:: Input
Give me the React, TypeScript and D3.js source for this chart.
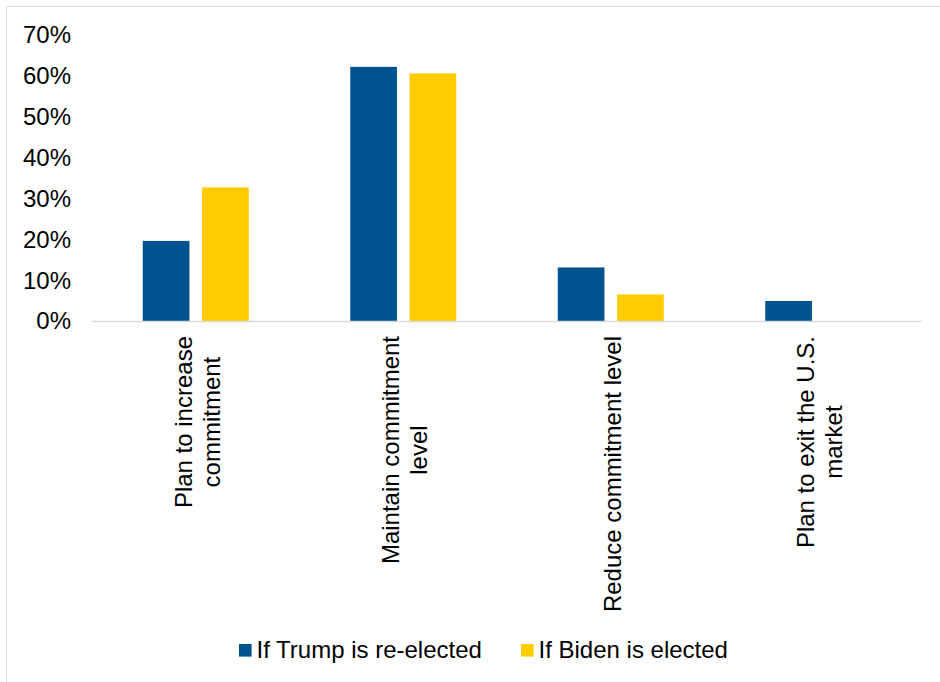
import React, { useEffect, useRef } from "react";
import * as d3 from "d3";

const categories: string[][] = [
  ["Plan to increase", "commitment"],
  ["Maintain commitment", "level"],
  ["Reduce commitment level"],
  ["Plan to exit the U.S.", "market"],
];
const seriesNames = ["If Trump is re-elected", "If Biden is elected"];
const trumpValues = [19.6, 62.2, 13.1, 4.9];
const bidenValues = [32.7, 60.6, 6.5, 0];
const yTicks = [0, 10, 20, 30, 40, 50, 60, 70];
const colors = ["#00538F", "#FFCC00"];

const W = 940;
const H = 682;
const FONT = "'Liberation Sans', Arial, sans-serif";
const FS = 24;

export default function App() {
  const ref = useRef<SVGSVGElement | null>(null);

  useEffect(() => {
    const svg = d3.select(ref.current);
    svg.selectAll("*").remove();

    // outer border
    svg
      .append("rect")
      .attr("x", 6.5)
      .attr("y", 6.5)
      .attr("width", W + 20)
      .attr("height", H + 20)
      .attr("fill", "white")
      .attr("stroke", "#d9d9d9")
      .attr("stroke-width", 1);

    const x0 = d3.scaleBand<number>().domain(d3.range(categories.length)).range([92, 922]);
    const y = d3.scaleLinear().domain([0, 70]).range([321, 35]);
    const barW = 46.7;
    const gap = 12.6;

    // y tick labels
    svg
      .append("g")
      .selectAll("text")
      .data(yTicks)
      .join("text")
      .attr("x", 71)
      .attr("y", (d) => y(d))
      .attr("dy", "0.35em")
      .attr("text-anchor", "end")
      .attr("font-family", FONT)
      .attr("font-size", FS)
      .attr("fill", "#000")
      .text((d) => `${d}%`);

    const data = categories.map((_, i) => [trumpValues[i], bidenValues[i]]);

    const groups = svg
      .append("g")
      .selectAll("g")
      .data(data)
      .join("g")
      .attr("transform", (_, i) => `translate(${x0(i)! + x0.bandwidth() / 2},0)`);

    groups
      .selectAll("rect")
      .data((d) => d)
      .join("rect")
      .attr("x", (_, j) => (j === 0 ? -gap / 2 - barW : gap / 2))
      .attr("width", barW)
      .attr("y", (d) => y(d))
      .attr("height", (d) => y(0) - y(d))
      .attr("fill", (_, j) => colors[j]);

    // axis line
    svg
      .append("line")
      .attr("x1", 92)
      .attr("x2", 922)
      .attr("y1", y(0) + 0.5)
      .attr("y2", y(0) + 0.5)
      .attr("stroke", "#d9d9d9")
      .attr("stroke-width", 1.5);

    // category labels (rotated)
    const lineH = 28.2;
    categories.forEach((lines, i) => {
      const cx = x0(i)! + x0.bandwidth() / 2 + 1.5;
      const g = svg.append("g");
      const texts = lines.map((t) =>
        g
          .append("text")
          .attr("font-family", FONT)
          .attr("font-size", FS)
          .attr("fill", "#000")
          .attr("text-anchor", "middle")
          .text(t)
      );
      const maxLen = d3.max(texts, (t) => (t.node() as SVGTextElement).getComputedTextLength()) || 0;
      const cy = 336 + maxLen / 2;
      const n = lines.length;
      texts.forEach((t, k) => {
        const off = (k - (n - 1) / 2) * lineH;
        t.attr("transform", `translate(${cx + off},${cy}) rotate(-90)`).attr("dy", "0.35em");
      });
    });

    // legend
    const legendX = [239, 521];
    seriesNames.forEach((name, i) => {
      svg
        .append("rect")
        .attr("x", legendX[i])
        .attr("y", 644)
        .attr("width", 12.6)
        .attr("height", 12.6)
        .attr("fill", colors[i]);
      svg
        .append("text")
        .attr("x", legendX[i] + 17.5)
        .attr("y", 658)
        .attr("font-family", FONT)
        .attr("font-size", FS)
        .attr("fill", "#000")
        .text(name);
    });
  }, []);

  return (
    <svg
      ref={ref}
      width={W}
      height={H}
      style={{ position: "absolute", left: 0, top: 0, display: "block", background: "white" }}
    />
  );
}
::::
:: Input
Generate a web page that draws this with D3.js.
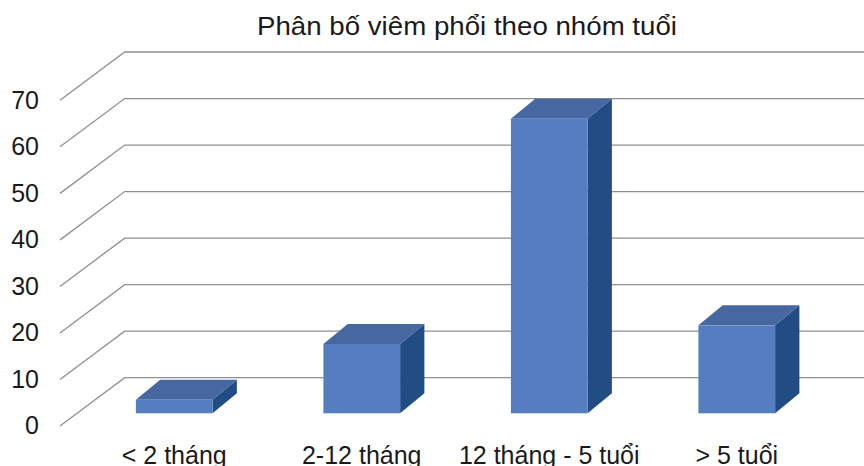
::::
:: Input
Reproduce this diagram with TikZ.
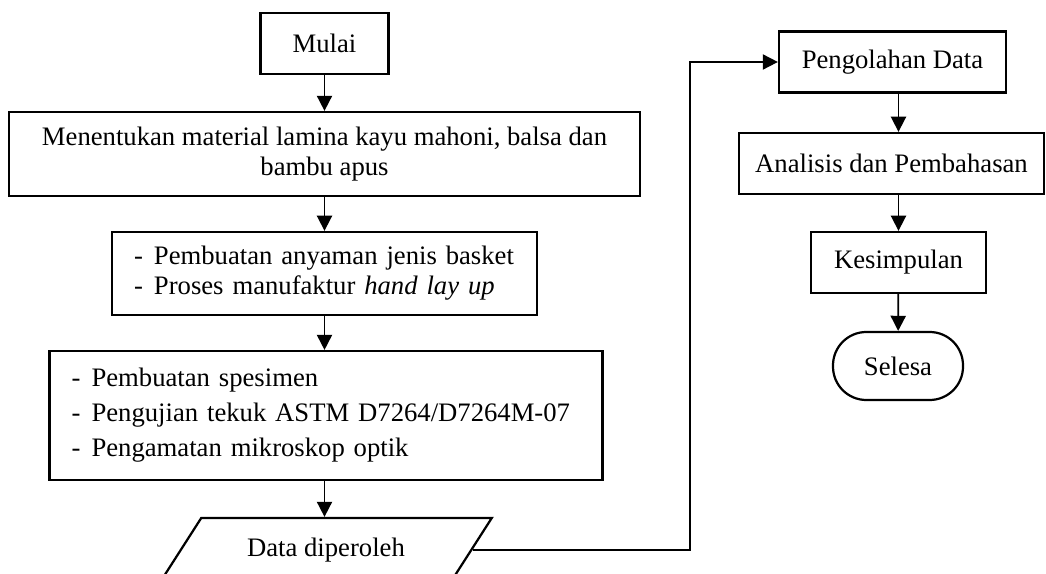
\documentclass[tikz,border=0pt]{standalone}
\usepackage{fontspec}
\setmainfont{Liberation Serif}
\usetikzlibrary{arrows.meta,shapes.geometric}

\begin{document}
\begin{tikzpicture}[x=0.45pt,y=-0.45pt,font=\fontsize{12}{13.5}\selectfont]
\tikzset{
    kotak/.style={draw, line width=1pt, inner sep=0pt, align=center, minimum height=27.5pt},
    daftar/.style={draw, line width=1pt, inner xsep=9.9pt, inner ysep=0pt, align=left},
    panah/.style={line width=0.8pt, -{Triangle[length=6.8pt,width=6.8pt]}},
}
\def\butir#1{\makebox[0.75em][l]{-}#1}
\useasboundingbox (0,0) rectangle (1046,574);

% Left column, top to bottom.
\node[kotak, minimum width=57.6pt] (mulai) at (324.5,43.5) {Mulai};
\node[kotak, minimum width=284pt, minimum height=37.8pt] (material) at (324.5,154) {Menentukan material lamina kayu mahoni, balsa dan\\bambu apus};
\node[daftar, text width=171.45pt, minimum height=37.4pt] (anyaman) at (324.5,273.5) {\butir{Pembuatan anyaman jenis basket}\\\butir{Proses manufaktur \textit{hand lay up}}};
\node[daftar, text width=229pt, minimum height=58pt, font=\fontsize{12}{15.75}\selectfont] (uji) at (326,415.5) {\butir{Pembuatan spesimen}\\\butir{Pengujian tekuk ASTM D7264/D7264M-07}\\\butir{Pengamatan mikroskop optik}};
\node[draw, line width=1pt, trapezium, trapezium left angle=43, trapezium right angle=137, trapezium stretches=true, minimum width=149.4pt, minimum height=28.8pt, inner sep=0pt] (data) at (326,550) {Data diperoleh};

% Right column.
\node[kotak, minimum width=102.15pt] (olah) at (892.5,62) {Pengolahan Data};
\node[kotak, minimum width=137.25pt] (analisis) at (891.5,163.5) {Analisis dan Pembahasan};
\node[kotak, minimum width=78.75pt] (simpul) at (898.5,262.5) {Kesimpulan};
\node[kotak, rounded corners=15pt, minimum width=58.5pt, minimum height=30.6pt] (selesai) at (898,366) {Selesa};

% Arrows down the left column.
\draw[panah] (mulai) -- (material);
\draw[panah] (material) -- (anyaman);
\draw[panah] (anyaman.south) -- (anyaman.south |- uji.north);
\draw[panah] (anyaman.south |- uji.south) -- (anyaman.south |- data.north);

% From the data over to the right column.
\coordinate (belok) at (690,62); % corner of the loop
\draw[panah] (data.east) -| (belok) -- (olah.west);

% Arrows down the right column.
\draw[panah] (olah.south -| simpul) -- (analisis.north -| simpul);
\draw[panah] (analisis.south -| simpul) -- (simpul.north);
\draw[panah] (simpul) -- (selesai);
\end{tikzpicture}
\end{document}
::::
**Exercise:** Pick out every line above that holds the word "with" and copy it.

**Full answer:**
Generate a web page that draws this with D3.js.
Reproduce this diagram with TikZ.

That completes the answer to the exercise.